James D. G. Dunn on Gaza

James D. G. Dunn on Gaza August 3, 2014

Here’s a letter to the editor written to The Guardian by James D. G. Dunn, New Testament scholar and my doctoral supervisor, about the situation in Israel and Gaza:

Dear Sir,

I count myself as a supporter of the state of Israel, of its resettlement in its historic setting.   But I have been distressed not only at the news of what is currently happening in Gaza, but also at the unwillingness of reporters and commentators to bring into the discussion the history of Israel’s re-establishment.

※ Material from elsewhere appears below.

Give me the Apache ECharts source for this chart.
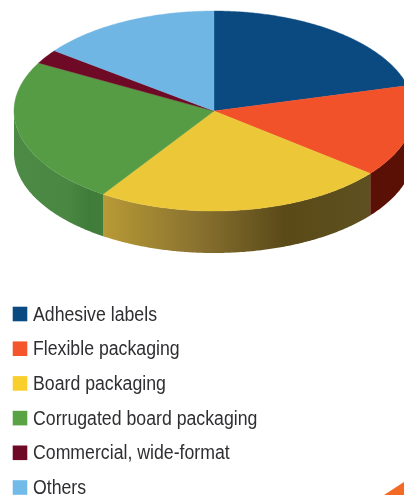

2013_Dunn_Lecture  I never thought that even the relative precariousness of Israel’s position in the Middle East justified the degree to which the Israeli state has been manifestly unfaithful to what I regard as its own Torah teaching on righteousness and justice, as reinforced by the prophets. I used to assume that Deir Yassin was an anomaly in Israel’s otherwise glorious fight for statehood, until I read Ilan Pappe’s The Ethnic Cleansing of Palestine some years ago. The fact that so few voices of eminent Israelites and Jews have been willing to admit the illegality and injustice of Israel’s West Bank settlement policy, pursued so relentlessly since 1967, I have found deeply disturbing.   I acknowledge the legitimacy of Israel’s concerns in building the security barrier, but am distressed that no Elijah-like protest (1 Kings 21) is to be heard or given publicity against the land-grab of the positioning of the barrier or at the abuse of traditional rights of Arab landowners and olive groves.   Nor can I defend the Hamas policy of firing rockets into Israel, but neither can I defend Israel’s policy of treating Gaza as little more than an extended prison camp.   We must surely set the current catastrophe within its historical context.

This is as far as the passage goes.